En América Latina he asistido a cientos de encuentros en donde se habla del alma, de la sangre, de la tierra de nuestro continente. De la unidad latinoamericana he escuchado casi tantos discursos como de la libertad y del cambio. Pero ahora que los latinoamericanos se desplazan por todo SU continente no encuentran un lugar bajo el sol. Porque los pobres nunca tienen un lugar en ninguna parte. Salvo en los discursos porque no representan costos.
Y hay que tener presente que con la cuestión de la inmigración se expresa una de las mayores y más escandalosas contradicciones del capitalismo actual: Porque nunca han existido menos restricciones para el intercambio de mercancías, de los más remotos lugares del mundo. Esa es la narrativa más gloriosa de la globalización, pero esto no impide que se levanten murallas de leyes y normas de dudosa constitucionalidad y coherencia con el derecho internacional, para impedir la globalización de los intereses de las personas.
Los mismos neoeconomistas chilensis que tanto le gustan los razonamientos pragmáticos cuando se trata de inmigrantes se muestran ideológicamente nacionalistas y gritan al ejército que se vaya a las fronteras algo que no le gusta nadita a nuestro feliz comandante en jefe porque él no está en guerra con nadie y el ejército no está para hacer de policía. Faltaría más. (asentimos con la secreta esperanza que esto incluya los golpes de estado. Una opinión por ser; digo yo.)
Con los inmigrantes se potencia la industria de la fabricación de mentiras. Una gran oportunidad para nuestros alicaídos diarios y sus creaciones literarias. Porque desde que el mundo es mundo se ha reprochado al extranjero el estigma de delincuente. Con ello, se consigue ponerlos en la diana del peligro, la amenaza, la desconfianza. Aunque eso implique, en ocasiones, que las madres tengan que parir en un pesebre. Y esa se le agrega esta otra. Igual de antigua que la anterior. Los extranjeros nos quitan el trabajo. El trabajo honesto que nos pertenece.
Los números dicen otra cosa. En Chile no sobra gente, sino que falta. Las estadísticas muestran que en este país el crecimiento de la población es pobre. De mantenerse este ritmo de crecimiento tendremos un problema. Un problema grave: La población activa no será capaz de mantener a la población pasiva. Porque como diría el siempre recordado Pablo Milanés El tiempo pasa y nos vamos haciendo viejos. Viejos pero cada vez más longevos. Y para decirlo en simple necesitamos que alguien trabaje por nosotros.

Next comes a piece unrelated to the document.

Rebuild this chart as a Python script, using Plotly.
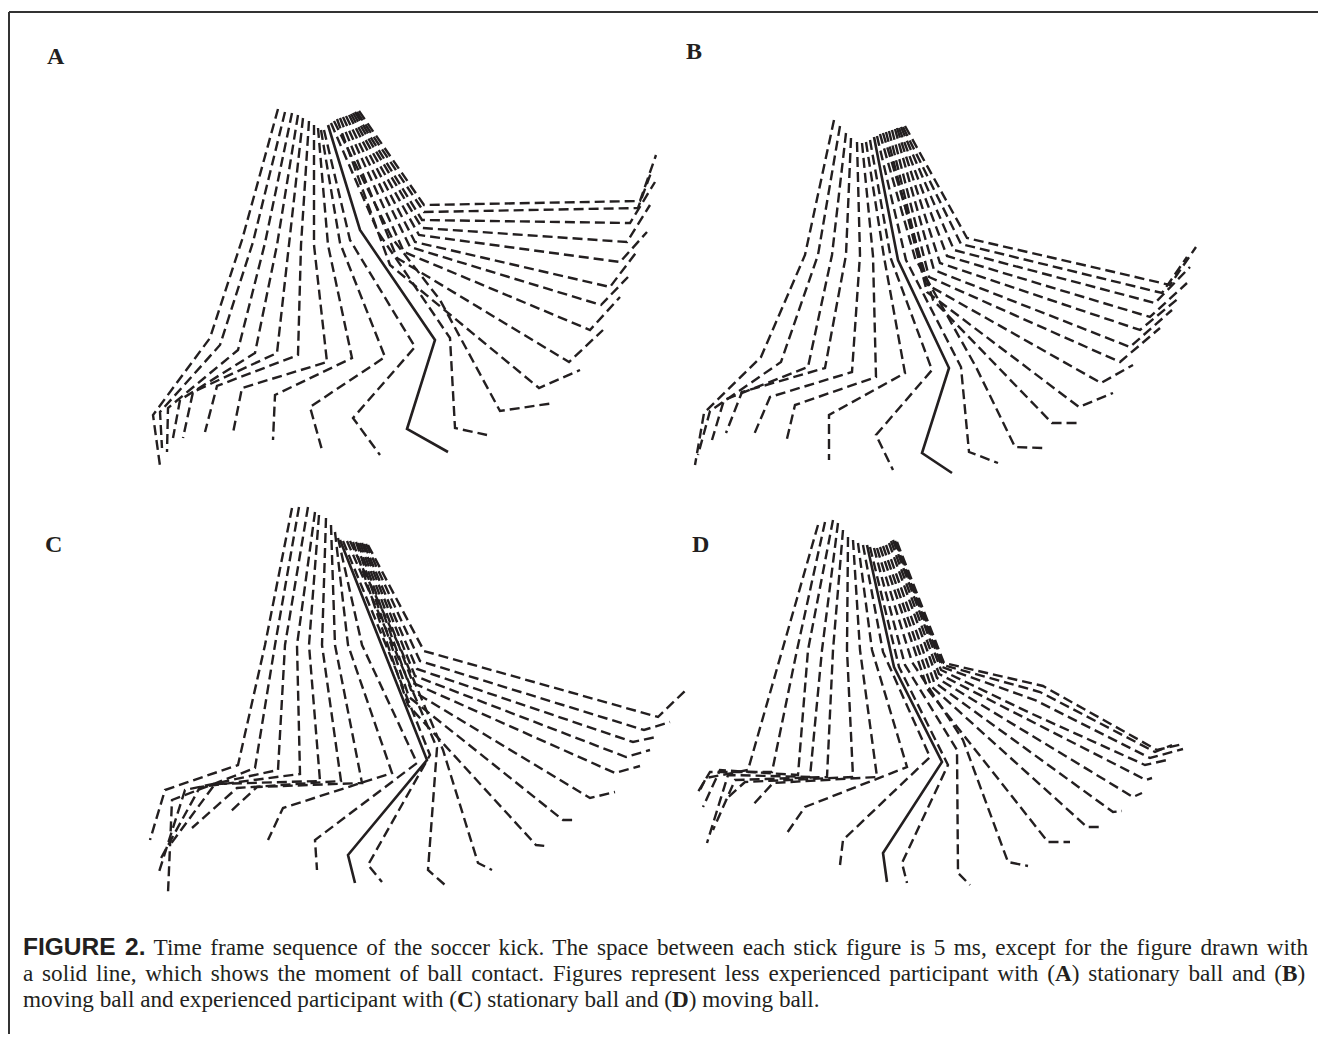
import plotly.graph_objects as go

INK = "#231f20"

# Each stick figure = polyline of joint markers (top -> toe), in drawing units.
# One list entry per time frame (5 ms apart); *_contact = frame at ball contact.

# ---------- Panel A : less experienced, stationary ball ----------
A_x = [
    [278, 242, 210, 153, 160], [285, 253, 220, 160, 162], [292, 265, 238, 168, 167],
    [298, 277, 255, 180, 173], [303, 289, 277, 193, 183], [309, 301, 298, 217, 205],
    [314, 314, 327, 242, 233], [318, 328, 352, 275, 273], [321, 340, 385, 310, 322],
    [324, 350, 415, 353, 380], [328, 360, 435, 407, 448], [331, 378, 450, 455, 487],
    [334, 392, 440, 500, 554], [337, 390, 539, 580], [340, 397, 569, 603],
    [343, 404, 590, 620], [346, 410, 601, 628], [349, 415, 610, 638],
    [351, 419, 620, 647], [353, 422, 627, 650], [355, 422, 630, 655],
    [357, 424, 638, 652], [359, 424, 640, 656],
]
A_y = [
    [109, 240, 338, 415, 466], [112, 242, 345, 412, 448], [113, 243, 350, 408, 452],
    [115, 245, 353, 400, 438], [118, 245, 353, 392, 438], [121, 245, 355, 386, 432],
    [125, 245, 362, 388, 433], [128, 245, 358, 395, 440], [130, 243, 357, 407, 450],
    [130, 240, 347, 418, 455], [125, 230, 340, 429, 452], [123, 232, 338, 428, 435],
    [121, 238, 300, 411, 403], [119, 265, 388, 370], [118, 258, 362, 330],
    [117, 252, 330, 297], [116, 247, 305, 277], [115, 242, 287, 250],
    [114, 235, 262, 232], [113, 228, 242, 205], [112, 220, 223, 182],
    [112, 212, 208, 170], [111, 205, 201, 155],
]
A_contact = 10

# ---------- Panel B : less experienced, moving ball ----------
B_x = [
    [834, 805, 761, 704, 695], [840, 818, 781, 710, 698], [846, 832, 808, 724, 712],
    [851, 846, 825, 742, 726], [857, 860, 852, 770, 753], [862, 873, 876, 795, 786],
    [866, 884, 905, 829, 829], [870, 891, 932, 876, 893], [874, 898, 949, 922, 952],
    [877, 906, 961, 969, 998], [880, 915, 976, 1015, 1043], [883, 933, 1052, 1081],
    [886, 927, 1079, 1113], [889, 926, 1101, 1133], [892, 929, 1120, 1160],
    [895, 934, 1130, 1172], [897, 940, 1140, 1180], [899, 947, 1150, 1187],
    [901, 954, 1155, 1190], [903, 961, 1162, 1187], [905, 967, 1170, 1196],
]
B_y = [
    [120, 255, 357, 413, 465], [126, 255, 362, 411, 455], [133, 255, 367, 400, 440],
    [138, 255, 368, 392, 433], [142, 255, 372, 397, 437], [143, 256, 377, 405, 443],
    [142, 257, 373, 415, 460], [140, 259, 370, 435, 470], [137, 260, 368, 453, 473],
    [136, 260, 367, 452, 463], [134, 258, 367, 447, 448], [133, 300, 423, 423],
    [132, 292, 407, 393], [131, 284, 383, 365], [130, 277, 362, 328],
    [129, 270, 347, 310], [128, 263, 330, 297], [128, 256, 317, 283],
    [127, 250, 303, 267], [127, 244, 293, 257], [126, 238, 285, 247],
]
B_contact = 8

# ---------- Panel C : experienced, stationary ball ----------
C_x = [
    [292, 265, 238, 165, 150], [299, 275, 255, 172, 168], [308, 285, 278, 185, 158],
    [315, 297, 300, 200, 160], [319, 309, 320, 215, 170], [326, 322, 341, 237, 192],
    [331, 335, 362, 257, 230], [335, 348, 392, 283, 268], [338, 362, 417, 315, 317],
    [340, 383, 427, 348, 355], [343, 388, 430, 368, 382], [347, 395, 437, 428, 445],
    [350, 402, 443, 478, 492], [353, 408, 536, 545], [356, 409, 563, 574],
    [358, 411, 590, 615], [360, 413, 615, 640], [362, 415, 626, 650],
    [364, 417, 633, 656], [366, 420, 644, 670], [368, 424, 658, 688],
]
C_y = [
    [508, 645, 765, 790, 840], [507, 645, 768, 800, 893], [507, 645, 770, 790, 875],
    [512, 645, 774, 787, 860], [515, 645, 781, 784, 845], [518, 645, 781, 788, 828],
    [525, 645, 783, 787, 812], [532, 645, 773, 808, 840], [538, 645, 763, 840, 870],
    [540, 648, 760, 855, 883], [541, 650, 755, 865, 882], [541, 650, 748, 870, 885],
    [541, 652, 750, 863, 870], [542, 705, 845, 846], [542, 697, 820, 820],
    [543, 690, 798, 792], [543, 683, 773, 766], [543, 676, 757, 750],
    [544, 669, 742, 737], [544, 661, 730, 722], [545, 651, 717, 688],
]
C_contact = 9

# ---------- Panel D : experienced, moving ball ----------
D_x = [
    [818, 782, 748, 706, 700], [825, 797, 772, 710, 698], [833, 808, 798, 720, 703],
    [838, 822, 810, 728, 707], [843, 833, 827, 735, 713], [848, 847, 853, 745, 725],
    [853, 860, 877, 773, 752], [858, 872, 907, 805, 787], [863, 883, 930, 843, 840],
    [867, 894, 942, 883, 887], [870, 899, 948, 902, 907], [874, 905, 957, 958, 970],
    [877, 912, 963, 1008, 1028], [880, 928, 1048, 1070], [883, 931, 1087, 1101],
    [886, 934, 1113, 1122], [889, 937, 1133, 1142], [891, 939, 1146, 1152],
    [893, 941, 1028, 1145, 1167], [895, 942, 1035, 1150, 1183],
    [896, 943, 1040, 1155, 1172], [897, 944, 1043, 1157, 1183],
]
D_y = [
    [525, 650, 770, 778, 790], [522, 650, 772, 772, 792], [520, 650, 775, 770, 807],
    [523, 650, 777, 775, 843], [530, 650, 777, 780, 830], [537, 650, 777, 782, 800],
    [540, 650, 777, 783, 806], [543, 650, 767, 807, 833], [545, 652, 757, 840, 865],
    [545, 667, 762, 853, 882], [547, 667, 765, 863, 883], [548, 665, 750, 873, 885],
    [548, 662, 740, 862, 866], [547, 690, 842, 842], [546, 686, 827, 827],
    [545, 682, 812, 811], [543, 678, 797, 793], [541, 674, 780, 778],
    [540, 670, 712, 765, 760], [541, 667, 700, 758, 749],
    [542, 665, 692, 752, 745], [542, 663, 686, 750, 744],
]
D_contact = 9

panel_labels = ["A", "B", "C", "D"]
label_pos = [(56, 56), (694, 51), (53, 544), (700, 544)]

caption_lines = [
    '<span style="word-spacing:2.7px"><span style="font-family:\'Liberation Sans\', Arial, sans-serif;'
    'font-size:24.5px"><b>FIGURE 2.</b></span> '
    'Time frame sequence of the soccer kick. The space between each stick figure is 5 ms, '
    'except for the figure drawn with</span>',
    '<span style="word-spacing:3px">a solid line, which shows the moment of ball contact. Figures represent '
    'less experienced participant with (<b>A</b>) stationary ball and (<b>B</b>)</span>',
    'moving ball and experienced participant with (<b>C</b>) stationary ball and (<b>D</b>) moving ball.',
]
caption_y = [946, 972.5, 999]

# The page body has an 8 px margin; the plotting area is placed so that
# one axis unit equals one pixel of the 1326 x 1042 canvas.
OFF = 8
W, H = 1326 - 2 * OFF, 1042 - 2 * OFF
fig = go.Figure()

for xs_all, ys_all, ci in [(A_x, A_y, A_contact), (B_x, B_y, B_contact),
                           (C_x, C_y, C_contact), (D_x, D_y, D_contact)]:
    for k, (xs, ys) in enumerate(zip(xs_all, ys_all)):
        solid = (k == ci)
        fig.add_trace(go.Scatter(
            x=xs, y=ys, mode="lines",
            line=dict(color=INK, width=2.6 if solid else 2.4,
                      dash="solid" if solid else "10px,5px"),
            hoverinfo="skip", showlegend=False))

annotations = []
for lab, (lx, ly) in zip(panel_labels, label_pos):
    annotations.append(dict(
        x=lx, y=ly, xref="x", yref="y", text=f"<b>{lab}</b>", showarrow=False,
        font=dict(family="Liberation Serif, Times New Roman, serif", size=24, color=INK),
        xanchor="center", yanchor="middle"))

for line, cy in zip(caption_lines, caption_y):
    annotations.append(dict(
        x=22, y=cy, xref="x", yref="y",
        text=line, showarrow=False, align="left", borderpad=0,
        font=dict(family="Liberation Serif, Times New Roman, serif", size=23.2, color=INK),
        xanchor="left", yanchor="middle"))

fig.update_layout(
    width=W, height=H,
    margin=dict(l=0, r=0, t=0, b=0),
    paper_bgcolor="white", plot_bgcolor="white",
    xaxis=dict(range=[OFF, OFF + W], visible=False, fixedrange=True),
    yaxis=dict(range=[OFF + H, OFF], visible=False, fixedrange=True),
    annotations=annotations,
    shapes=[
        dict(type="line", xref="x", yref="y", x0=9, x1=OFF + W, y0=12, y1=12,
             line=dict(color="#333333", width=2)),
        dict(type="line", xref="x", yref="y", x0=9, x1=9, y0=12, y1=OFF + H,
             line=dict(color="#333333", width=2)),
    ],
)

fig.write_html("out.html", config={"displayModeBar": False})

Para solucionar este problemón hasta ahora hay dos soluciones. La barata y la cara. La cara es convencer a nuestras hijas y nietas que tengan hijos. Pero como nada es gratis (otra vez nuestro neoeconomista) esto implica condiciones de alargamiento del período pre y postnatal y derechos para preservar los puestos de trabajo, y nada de que las ISAPRES vengan a castigar a nuestras regalonas. Y, al final, claro, más impuestos. No, eso no. Los impuestos jamás. Vamos entonces con la barata. Los inmigrantes: llegan creciditos, no hay que cuidarlos en su infancia, cobran poco, hacen los trabajos que ya no queremos hacer y tienen muchos hijos.
¿Tan difícil es reconocerlo?
Mi mamá solía decir que a grandes problemas grandes soluciones. Y estas no pasan por las fronteras, ni levantar muros, cavar fosos, poner torretas, alambradas, hundir las pateras, o quitarle la felicidad a nuestro comandante en jefe. Porque los inmigrantes no están en guerra.
Vienen a trabajar. A compartir el pan nuestro de cada día.
Pero no vienen solos, es cierto. Vienen con su cultura, con los paisajes que dejaron atrás, con las penas de abandonar sus hogares. Los chilenos que en otros tiempos estuvimos en la diáspora sabemos lo que es eso.
Podemos ser como los labriegos, que, con sus bueyes y ovejas, esperaron pacientes que María pariera en paz, o como los perros criollos de Rebeca, que habrían asustado al Niño.